Welcome to Taliesin West. In the desert hills of Scottsdale, Arizona, is the winter home, studio and architectural school of Frank Lloyd Wright and his fellowship. Frank Lloyd Wright began construction on Taliesin West in 1937 and lived here until his passing in 1959. He was 91 years old. The Frank Lloyd Wright School of Architecture still has its main campus here. Among other acceptance requirements, to study at the school, you must design, build and live in your own little desert shelter on the property! Your given budget… $3,000! Only a few are up to the challenge every year. Imagine that! You can bet they don’t have air conditioning!

A public tour was a highlight of my recent jaunt to AZ.

Created of the earth…Wright and his apprentices collected rocks and sand from the surrounding desert to build an organic masterpiece.



{Living Room Photo: Karen Morton via Flickr / Origami Chair Photo: Simon Clay Photo, “Frank Lloyd Wright”, Iain Thomson, Thunder Bay, 1997, via PrairieMod}

Unfortunately, we were not allowed to take photos inside the private residence, so the last two photos above are from the noted sources. “What? No photos? Oops, I forgot!” I shoulda been a rebel. ;)
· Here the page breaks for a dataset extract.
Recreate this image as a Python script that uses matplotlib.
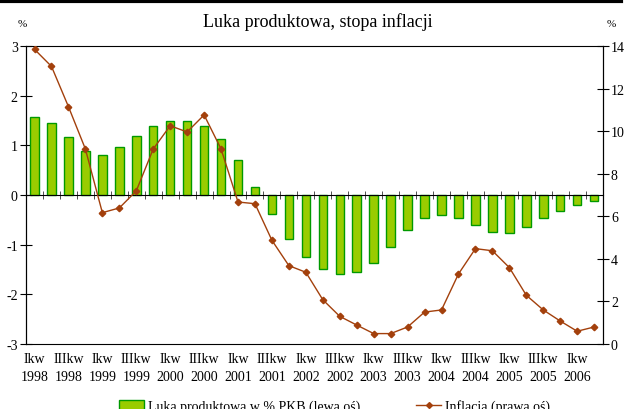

Taliesin, the summer home, is located in Spring Green, Wisconsin. Don’t see myself getting there any time soon…then again, you never know…

Chairs!

Meesh xo

8 Responses to Frank Lloyd Wright: Taliesin West

  1. You magnificently captured the highlights of this masterpiece estate! Very well done, and excellent photos! Would loved to have experienced the dinner theatre!

  2. I was waiting for the chair – I knew there had to be one! It reminds me of an angular Saarinen Womb chair. Very cool!

  3. Given that you couldn’t take your own photos, it’s a good thing – for you AND us – that you found a published photo of the Origami Chair :-)

    It seems to me that he’s been influenced by historical architectural in the design of this house. For example: the stone & sand walls by the pool (first shot) are reminiscent of the Myan Pyramids; the shape of the house itself, with it’s peaked room, makes me think of a teepee; and the shapes and angles of the exterior revealed wood seems influenced by art and architecure of the local Navajo tribes. Very cool!!

    Victoria

    • Very insightful Victoria! I can totally see the historical references to which you refer. There are Native American petroglyphs on the site, although I wasn’t lucky enough to see them.